# Exercise: Training and Running Your First Model

We've learned that models are computer code that converts information into a prediction or a decision. Here we will train a model to guess a comfortable boot size for a dog, based on the size of the harness that fits them.

In the examples below, there is no need to edit any code. Try to read it, understand it, then press the run button to run it. As always with these notebooks, it is vitally important that these code blocks are run in the correct order, and nothing is missed.

## Preparing data

The first thing we do with a model is load data. We will cover this in more detail in a later exercise. For now, we will just write our data directly in our code. Review and run the code below to get started 


In [1]:
import pandas

# Make a dictionary of data for boot sizes
# and harness size in cm
data = {
    'boot_size' : [ 39, 38, 37, 39, 38, 35, 37, 36, 35, 40, 
                    40, 36, 38, 39, 42, 42, 36, 36, 35, 41, 
                    42, 38, 37, 35, 40, 36, 35, 39, 41, 37, 
                    35, 41, 39, 41, 42, 42, 36, 37, 37, 39,
                    42, 35, 36, 41, 41, 41, 39, 39, 35, 39
 ],
    'harness_size': [ 58, 58, 52, 58, 57, 52, 55, 53, 49, 54,
                59, 56, 53, 58, 57, 58, 56, 51, 50, 59,
                59, 59, 55, 50, 55, 52, 53, 54, 61, 56,
                55, 60, 57, 56, 61, 58, 53, 57, 57, 55,
                60, 51, 52, 56, 55, 57, 58, 57, 51, 59
                ]
}

# Convert it into a table using pandas
dataset = pandas.DataFrame(data)

# Print the data
# In normal python we would write
# print(dataset)
# but in Jupyter notebooks, if we simple write the name
# of the variable and it is printed nicely 
dataset

Unnamed: 0,boot_size,harness_size
0,39,58
1,38,58
2,37,52
3,39,58
4,38,57
5,35,52
6,37,55
7,36,53
8,35,49
9,40,54


As you can see, we have the sizes of boots and harnesses for 50 avalanche dogs.

## Training our model

We will now _train_ (_fit_) our model to predict dogs' boot size based on their harness size. We're just getting started, so we will start with a very simple model - fitting a straight line to the data. 

The code below:
* creates a simple linear regression model
* fits this to the data you have now seen
* graphs the result.

In [2]:
# Load some libraries to do the hard work for us
import graphing 
import statsmodels.formula.api as smf

# First, we define our formula using a special syntax
# This says that boot_size is explained by harness_size
formula = "boot_size ~ harness_size"

# Perform linear regression (a kind of learning) to fit a 
# line to our data. This method does the hard work for
# us. We will look at how this method words in a later unit.
model = smf.ols(formula = formula, data = dataset).fit()

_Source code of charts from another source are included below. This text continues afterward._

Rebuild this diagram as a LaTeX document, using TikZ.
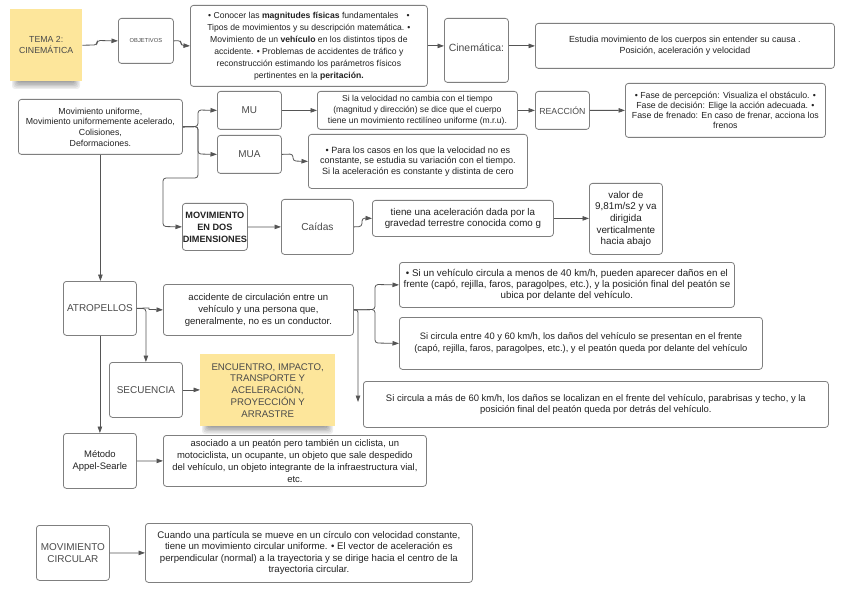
\documentclass[tikz,border=0pt]{standalone}
\usepackage{fontspec}
\setmainfont{Liberation Sans}
\usetikzlibrary{arrows.meta}
\definecolor{cSticky}{HTML}{FDE69B}
\definecolor{cBord}{HTML}{7F7F7F}
\definecolor{cConn}{HTML}{555555}
\definecolor{cLbl}{HTML}{4A4A4A}
\definecolor{cTxt}{HTML}{222222}
\newcommand{\fs}[2]{\fontsize{#1}{#2}\selectfont}
\newcommand{\stickyshadow}[3]{% x-left, x-right, y-bottom
  \foreach \i in {0,...,5}{
    \fill[black, opacity=0.07, rounded corners=3bp]
      ({#1+2+1.3*\i}, {#3-3+0.3*\i}) rectangle ({#2-2-1.3*\i}, {#3+8-1.4*\i});
  }}
\begin{document}
\begin{tikzpicture}[x=1bp,y=-1bp,
 box/.style={draw=cBord, line width=0.8bp, rounded corners=3bp, fill=white, inner sep=0pt, align=center, text=cTxt, anchor=north west},
 lab/.style={box, text=cLbl},
 stk/.style={fill=cSticky, inner sep=0pt, align=center, text=cLbl, anchor=north west},
 conn/.style={draw=cConn, line width=0.8bp, rounded corners=3bp, -{Triangle[length=6.5bp,width=4.5bp]}},
]
\useasboundingbox[fill=white] (0,0) rectangle (848,599);

% sticky-note shadows
\stickyshadow{10}{82}{81}
\stickyshadow{200}{335}{426}

% ---- top row
\node[stk, minimum width=72bp, minimum height=72bp, font=\fs{8.8}{11}] (tema) at (10,9) {TEMA 2:\\CINEMÁTICA};
\node[box, minimum width=55bp, minimum height=45bp, font=\fs{5.8}{7}, text=cLbl] (obj) at (118,18) {OBJETIVOS};
\node[box, minimum width=237bp, minimum height=81bp, font=\fs{8.65}{12}] (objb) at (190,5)
 {• Conocer las \textbf{magnitudes físicas} fundamentales\hspace{8bp}•\\
  Tipos de movimientos y su descripción matemática. •\\
  Movimiento de un \textbf{vehículo} en los distintos tipos de\\
  accidente. • Problemas de accidentes de tráfico y\\
  reconstrucción estimando los parámetros físicos\\
  pertinentes en la \textbf{peritación.}};
\node[lab, minimum width=64bp, minimum height=64bp, font=\fs{10.5}{12}] (cine) at (444,18) {\raisebox{6bp}{Cinemática:}};
\node[box, minimum width=299bp, minimum height=45bp, font=\fs{8.9}{11}] (est) at (535,23)
 {Estudia movimiento de los cuerpos sin entender su causa .\\Posición, aceleración y velocidad};

% ---- second block
\node[box, minimum width=164bp, minimum height=55bp, font=\fs{8.8}{10.7}] (movu) at (18,99)
 {Movimiento uniforme,\\Movimiento uniformemente acelerado,\\Colisiones,\\Deformaciones.};
\node[lab, minimum width=64bp, minimum height=38bp, font=\fs{10}{12}] (mu) at (217,91) {MU};
\node[lab, minimum width=64bp, minimum height=38bp, font=\fs{10}{12}] (mua) at (217,135) {MUA};
\node[box, minimum width=200bp, minimum height=38bp, font=\fs{8.6}{11}] (sivel) at (317,91)
 {Si la velocidad no cambia con el tiempo\\(magnitud y dirección) se dice que el cuerpo\\tiene un movimiento rectilíneo uniforme (m.r.u).};
\node[lab, minimum width=54bp, minimum height=38bp, font=\fs{8.8}{11}] (reac) at (535,91) {REACCIÓN};
\node[box, minimum width=200bp, minimum height=54bp, font=\fs{8.8}{10.3}] (fase) at (625,83)
 {• Fase de percepción: Visualiza el obstáculo. •\\Fase de decisión: Elige la acción adecuada. •\\Fase de frenado: En caso de frenar, acciona los\\frenos};
\node[box, minimum width=219bp, minimum height=54bp, font=\fs{9.1}{10.3}] (para) at (308,134)
 {• Para los casos en los que la velocidad no es\\constante, se estudia su variación con el tiempo.\\Si la aceleración es constante y distinta de cero};
\node[box, minimum width=65bp, minimum height=47bp, font=\fs{9.2}{12}\bfseries] (dos) at (182,203)
 {MOVIMIENTO\\EN DOS\\DIMENSIONES};
\node[lab, minimum width=72bp, minimum height=55bp, font=\fs{10.2}{12}] (caidas) at (281,199) {Caídas};
\node[box, minimum width=181bp, minimum height=36bp, font=\fs{9.8}{11}] (tiene) at (372,200)
 {tiene una aceleración dada por la\\gravedad terrestre conocida como g};
\node[box, minimum width=73bp, minimum height=71bp, font=\fs{9.9}{11.6}] (valor) at (589,183)
 {valor de\\9,81m/s2 y va\\dirigida\\verticalmente\\hacia abajo};

% ---- third block
\node[lab, minimum width=73bp, minimum height=54bp, font=\fs{10}{12}] (atro) at (63,281) {ATROPELLOS};
\node[box, minimum width=190bp, minimum height=51bp, font=\fs{9.6}{12}] (acc) at (163,284)
 {accidente de circulación entre un\\vehículo y una persona que,\\generalmente, no es un conductor.};
\node[box, minimum width=335bp, minimum height=45bp, font=\fs{9.8}{11.5}] (s40) at (399,262)
 {• Si un vehículo circula a menos de 40 km/h, pueden aparecer daños en el\\frente (capó, rejilla, faros, paragolpes, etc.), y la posición final del peatón se\\ubica por delante del vehículo.};
\node[box, minimum width=363bp, minimum height=52bp, font=\fs{9.4}{12}] (s4060) at (399,317)
 {Si circula entre 40 y 60 km/h, los daños del vehículo se presentan en el frente\\(capó, rejilla, faros, paragolpes, etc.), y el peatón queda por delante del vehículo};
\node[box, minimum width=465bp, minimum height=46bp, font=\fs{9.5}{10.5}] (s60) at (363,381)
 {Si circula a más de 60 km/h, los daños se localizan en el frente del vehículo, parabrisas y techo, y la\\posición final del peatón queda por detrás del vehículo.};
\node[lab, minimum width=73bp, minimum height=55bp, font=\fs{10}{12}] (sec) at (109,362) {SECUENCIA};
\node[stk, minimum width=135bp, minimum height=72bp, font=\fs{9.7}{11.8}] (enc) at (200,354)
 {ENCUENTRO, IMPACTO,\\TRANSPORTE Y\\ACELERACIÓN,\\PROYECCIÓN Y\\ARRASTRE};
\node[box, minimum width=73bp, minimum height=55bp, font=\fs{9.5}{11.5}] (met) at (63,433) {Método\\Appel-Searle};
\node[box, minimum width=263bp, minimum height=51bp, font=\fs{9.5}{12}] (aso) at (163,435)
 {asociado a un peatón pero también un ciclista, un\\motociclista, un ocupante, un objeto que sale despedido\\del vehículo, un objeto integrante de la infraestructura vial,\\etc.};
\node[lab, minimum width=73bp, minimum height=55bp, font=\fs{10}{12}] (movc) at (36,525) {MOVIMIENTO\\CIRCULAR};
\node[box, minimum width=327bp, minimum height=59bp, font=\fs{9.66}{11.5}] (cuando) at (145,523)
 {Cuando una partícula se mueve en un círculo con velocidad constante,\\tiene un movimiento circular uniforme. • El vector de aceleración es\\perpendicular (normal) a la trayectoria y se dirige hacia el centro de la\\trayectoria circular.};

\coordinate (s60tip) at (358,402);

% ---- connectors
\draw[conn] (tema.east) -- (97,45) -- (97,40.5) -- (obj.west);
\draw[conn] (obj.east) -- (181,40.5) -- (181,45.5) -- (objb.west);
\draw[conn] (objb.east) -- (cine.west |- objb.east);
\draw[conn] (cine.east |- est.west) -- (est.west);

\draw[conn] (movu.east) -- (198,126.5) -- (198,110) -- (mu.west);
\draw[conn] (movu.east) -- (198,126.5) -- (198,154) -- (mua.west);
\draw[conn] (movu.east) -- (198,126.5) -- (198,178) -- (163,178) -- (163,226.5) -- (dos.west);
\draw[conn] (movu.south) -- (movu.south |- atro.north);
\draw[conn] (mu.east) -- (sivel.west);
\draw[conn] (mua.east) -- (293,154) -- (293,161) -- (para.west);
\draw[conn] (sivel.east) -- (reac.west);
\draw[conn] (reac.east) -- (fase.west);
\draw[conn] (dos.east) -- (caidas.west);
\draw[conn] (caidas.east) -- (362,226.5) -- (362,218) -- (tiene.west);
\draw[conn] (tiene.east) -- (valor.west |- tiene.east);

\draw[conn] (atro.east) -- (146,308) .. controls (149,308) and (149,309.5) .. (152,309.5) -- (acc.west);
\draw[conn] (atro.east) -| (sec.north);
\draw[conn] (atro.south) -- (met.north);
\draw[conn] (sec.east) -- (enc.west |- sec.east);
\draw[conn] (acc.east) -- (375,309.5) -- (375,284.5) -- (s40.west);
\draw[conn] (acc.east) -- (375,309.5) -- (375,343) -- (s4060.west);
\draw[conn] (acc.east) -- (358,309.5) -- (s60tip);
\draw[conn] (met.east) -- (aso.west);
\draw[conn] (movc.east) -- (cuando.west);
\end{tikzpicture}
\end{document}
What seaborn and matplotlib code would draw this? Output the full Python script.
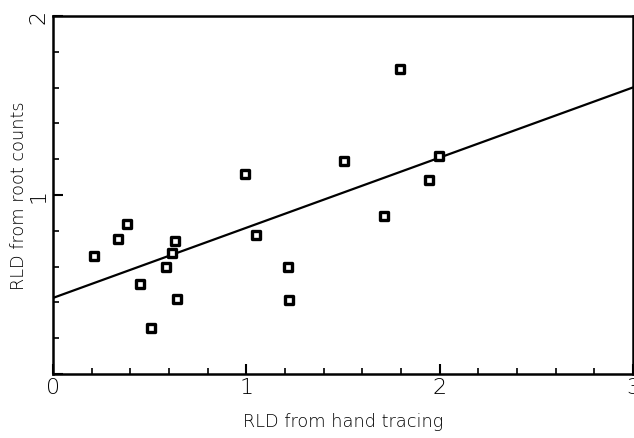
import matplotlib
matplotlib.use("Agg")
import matplotlib.pyplot as plt
from matplotlib.ticker import MultipleLocator
import numpy as np
import pandas as pd
import seaborn as sns

# RLD measured by hand tracing (x) and by root counts (y)
hand_tracing = [0.212, 0.336, 0.382, 0.450, 0.506, 0.584, 0.615, 0.630, 0.641,
                0.992, 1.049, 1.214, 1.220, 1.504, 1.711, 1.793, 1.943, 1.995]
root_counts = [0.659, 0.754, 0.838, 0.503, 0.257, 0.598, 0.676, 0.743, 0.419,
               1.117, 0.777, 0.598, 0.413, 1.190, 0.883, 1.704, 1.084, 1.218]

# fitted line
fit_intercept = 0.425
fit_slope = 0.392
fit_x = [0.0, 3.0]

x_ticks = [0, 1, 2, 3]
x_tick_labels = ["0", "1", "2", "3"]
y_ticks = [0, 1, 2]
y_tick_labels = ["", "1", "2"]

sns.set_theme(style="ticks")
plt.rcParams["font.family"] = ["DejaVu Sans"]
plt.rcParams["text.color"] = "black"
plt.rcParams["axes.labelcolor"] = "black"
plt.rcParams["xtick.color"] = "black"
plt.rcParams["ytick.color"] = "black"

df = pd.DataFrame({"hand": hand_tracing, "roots": root_counts})
line_df = pd.DataFrame({"x": fit_x,
                        "y": [fit_intercept + fit_slope * v for v in fit_x]})

fig = plt.figure(figsize=(6.34, 4.39), dpi=100)
ax = fig.add_axes([53 / 634, 64 / 439, 580 / 634, 358 / 439])

sns.lineplot(data=line_df, x="x", y="y", color="black", linewidth=1.6, ax=ax)
sns.scatterplot(data=df, x="hand", y="roots", marker="s", s=26,
                facecolor="white", edgecolor="black", linewidth=2.4,
                ax=ax, zorder=3)

ax.set_xlim(0, 3)
ax.set_ylim(0, 2)
ax.set_xticks(x_ticks)
ax.set_xticklabels(x_tick_labels, fontsize=16, fontweight="light")
ax.set_yticks(y_ticks)
ax.set_yticklabels(y_tick_labels, fontsize=16, fontweight="light",
                   rotation=90, va="center")
ax.xaxis.set_minor_locator(MultipleLocator(0.2))
ax.yaxis.set_minor_locator(MultipleLocator(0.2))
ax.tick_params(which="major", direction="in", length=7, width=1.5,
               top=False, right=False, color="black", labelcolor="black")
ax.tick_params(axis="x", which="major", pad=2)
ax.tick_params(axis="y", which="major", pad=3)
ax.tick_params(which="minor", direction="in", length=4, width=1.2,
               top=False, right=False, color="black")

for side in ["left", "bottom", "top", "right"]:
    ax.spines[side].set_linewidth(1.8)
    ax.spines[side].set_color("black")

ax.set_xlabel("RLD from hand tracing", fontsize=12.8, fontweight="light",
              color="black")
ax.set_ylabel("RLD from root counts", fontsize=12.8, fontweight="light",
              color="black")
ax.xaxis.set_label_coords(0.5, -(413 - 375) / 358)
ax.yaxis.set_label_coords(-(53 - 28) / 580, 0.5)

fig.savefig("out.png", dpi=100, facecolor="white")
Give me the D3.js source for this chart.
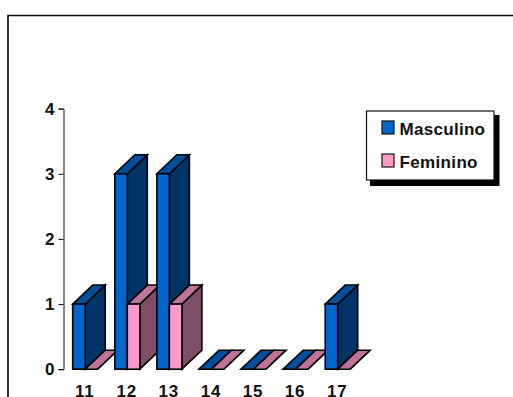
<!DOCTYPE html>
<html>
<head>
<meta charset="utf-8">
<script src="https://cdnjs.cloudflare.com/ajax/libs/d3/7.8.5/d3.min.js"></script>
<style>
html,body{margin:0;padding:0;background:#fff;overflow:hidden}
svg{display:block}
text{font-family:"Liberation Sans",Arial,sans-serif;font-weight:bold;fill:#111}
</style>
</head>
<body>
<svg id="chart" width="513" height="397"></svg>
<script>
const ages = ["11","12","13","14","15","16","17"];
const masculino = [1,3,3,0,0,0,1];
const feminino = [0,1,1,0,0,0,0];
const yTicks = [0,1,2,3,4];
const seriesNames = ["Masculino","Feminino"];
const palette = [
  {front:"#0066cc",top:"#004f9e",side:"#003366"},
  {front:"#ff99cc",top:"#bf7399",side:"#804d66"}
];

const svg = d3.select("#chart");
const depthX = 20, depthY = 19, barW = 12.5;

// outer chart frame: left and top rules only, running off the window
svg.append("path").attr("d","M8 397V15.5H513").attr("fill","none")
  .attr("stroke","#111").attr("stroke-width",1.7);

const y = d3.scaleLinear().domain([0,4]).range([369.2,108.6]);
const x = d3.scaleBand().domain(ages).range([62.3,356.9]).paddingInner(0).paddingOuter(0);

// value axis
const yAxis = d3.axisLeft(y).tickValues(yTicks).tickSize(5).tickPadding(4).tickFormat(d3.format("d"));
const gy = svg.append("g").attr("transform","translate(63.5,0)").call(yAxis);
gy.select(".domain").attr("stroke","#111");
gy.selectAll(".tick line").attr("stroke","#111");
gy.selectAll("text").style("font-size","17px").style("font-family",'"Liberation Sans",Arial,sans-serif').style("font-weight","bold").attr("fill","#111");

// one extruded bar: side and top faces first, then the front
function bar(g, x0, value, colors) {
  const x1 = x0 + barW, yTop = y(value), yBase = y(0);
  const line = d3.line();
  const stroke = s => s.attr("stroke","#000").attr("stroke-width",1.6).attr("stroke-linejoin","miter");
  if (value > 0) {
    stroke(g.append("path").attr("fill",colors.side).attr("d",line([[x1,yBase],[x1+depthX,yBase-depthY],[x1+depthX,yTop-depthY],[x1,yTop]])+"Z"));
  }
  stroke(g.append("path").attr("fill",colors.top).attr("d",line([[x0,yTop],[x0+depthX,yTop-depthY],[x1+depthX,yTop-depthY],[x1,yTop]])+"Z"));
  if (value > 0) {
    stroke(g.append("rect").attr("x",x0).attr("y",yTop).attr("width",barW).attr("height",yBase-yTop).attr("fill",colors.front));
  }
}

const plot = svg.append("g");
ages.forEach((age,i) => {
  const g = plot.append("g");
  const left = x(age) + 10.4;
  bar(g, left, masculino[i], palette[0]);
  bar(g, left + barW, feminino[i], palette[1]);
});

// category labels
svg.append("g").selectAll("text").data(ages).join("text")
  .attr("x", d => x(d) + 10.4 + barW - 0.5)
  .attr("y", 396.5)
  .attr("text-anchor","middle")
  .style("font-size","17px")
  .style("letter-spacing","0.8px")
  .text(d => d);

// legend box with its drop shadow
const legend = svg.append("g");
legend.append("rect").attr("x",370).attr("y",115).attr("width",129.5).attr("height",71).attr("fill","#000");
legend.append("rect").attr("x",366.5).attr("y",111).attr("width",127.5).attr("height",69).attr("fill","#fff").attr("stroke","#111").attr("stroke-width",1.2);
seriesNames.forEach((name,i) => {
  const ly = [121,154][i];
  legend.append("rect").attr("x",382).attr("y",ly).attr("width",12).attr("height",13)
    .attr("fill",palette[i].front).attr("stroke","#111").attr("stroke-width",1.2);
  legend.append("text").attr("x",399.5).attr("y",ly+14).style("font-size","17px").attr("textLength",[85.5,78][i]).attr("lengthAdjust","spacing").text(name);
});
</script>
</body>
</html>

# Show a graph of the result
# Don't worry about how this works for now
graphing.scatter_2D(dataset,    label_x="harness_size", 
                                label_y="boot_size",
                                trendline=lambda x: model.params[1] * x + model.params[0]
                                )

  import pandas.util.testing as tm


The graph above shows our original data as circles, with a red line through it. The red line shows our _model_, which lets us predict a dog's boot size from their harness size.

For example, although we have no dog with a harness size of 52.5, we can predict that they would have a boot size of about 36.5, by looking at the red line.

We don't have to do this by eye though. We can use the model in our program to predict any boot size we like. Run the code below to see how we can use our model now it is trained

In [3]:
# harness_size states the size of the harness we are interested in
harness_size = { 'harness_size' : [52.5] }

# Use the model to predict what size of boots the dog will fit
approximate_boot_size = model.predict(harness_size)

# Print the result
print("Estimated approximate_boot_size:")
print(approximate_boot_size[0])

Estimated approximate_boot_size:
36.48019419144181


If you would like, change the value of `52.5` in `harness_size` to a new value and run the block above to see the model in action.

## Summary
Well done! You've trained your first model. We've demonstrated some topics here without detailed exaplanation in order to just get your feet wet. In later units many of these topics are explained in more detail.